Avrupa ve Amerika basınının 23 Haziran ile ilgili haberlerine bakıldığında İmamoğlu’nun Avrupa ve Amerika tarafından çoktan seçilmiş ve kabul edilmiş bir politikacı olduğunu görmekteyiz. Amerikan gazetelerinin 23 Haziran ile ilgili haberlerine bakacak olursak: New York gazetesi, “Türkiye’nin Cumhurbaşkanı İstanbul’daki seçimlerin tekrarında can acıtıcı bir yenilgi aldı” başlıklı haberinde, “Cumhurbaşkanı Recep Tayyip Erdoğan’ın siyasi kariyerinin en büyük mağlubiyetini aldığını” ifade etti. Wall Street Journal gazetesinin, İmamoğlu’nun seçim galibiyetini duyuran ‘Erdoğan için can acıtıcı bir yenilgi’ haberinde de, bu sonucun “Cumhurbaşkanı Recep Tayyip Erdoğan’ın mega kentteki çeyrek asırlık hakimiyetine son verdiğini ve uzun süredir siyaset sahnesine hakim olan iktidar partisindeki sorunları gözler önüne serdiğini” belirtti.

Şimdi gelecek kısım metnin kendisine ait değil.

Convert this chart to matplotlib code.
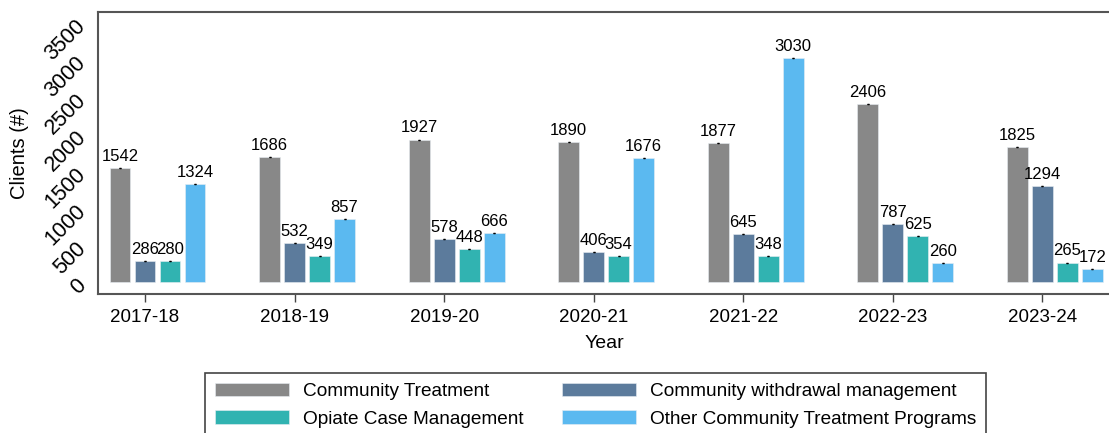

Ta Nea’dan alçak manşet: Sultan’a tokat
Ülkenin çok tirajlı gazetelerinden Ta Nea seçim sonuçlarını “Sultan’a tokat, İmamoğlu tekrar kazandı” manşetiyle duyurdu. Haberde Erdoğan ve politikalarının bir kez daha demokrat adayı karşısında yenilgiye uğradığı, Ekrem İmamoğlu’nun pazar günü yapılan seçimleri rakibi Binali Yıldırım’a karşı çok büyük bir farkla kazandığını belirtildi. 23 Haziran seçimlerinde dış basın yine şaşırtmadı. Seçimler her ne kadar Cumhur İttifakı’nın adayı Binali Yıldırım ile Millet İttifakı’nın adayı Ekrem İmamoğlu arasında gerçekleşmiş olsa da Avrupa ve Amerika medyasına göre sanki seçim Recep Tayyip Erdoğan ile Erdoğan karşıtları arasında geçmiş gibi lanse edilmiştir. Avrupa ve Amerika basını tarafından İmamoğlu’nun galibiyetinin mutlulukla karşılanması şu soruyu akıllarda uyandırmaktadır: İmamoğlu Avrupa ve Amerika’nın ortaya çıkardığı bir aday mıydı?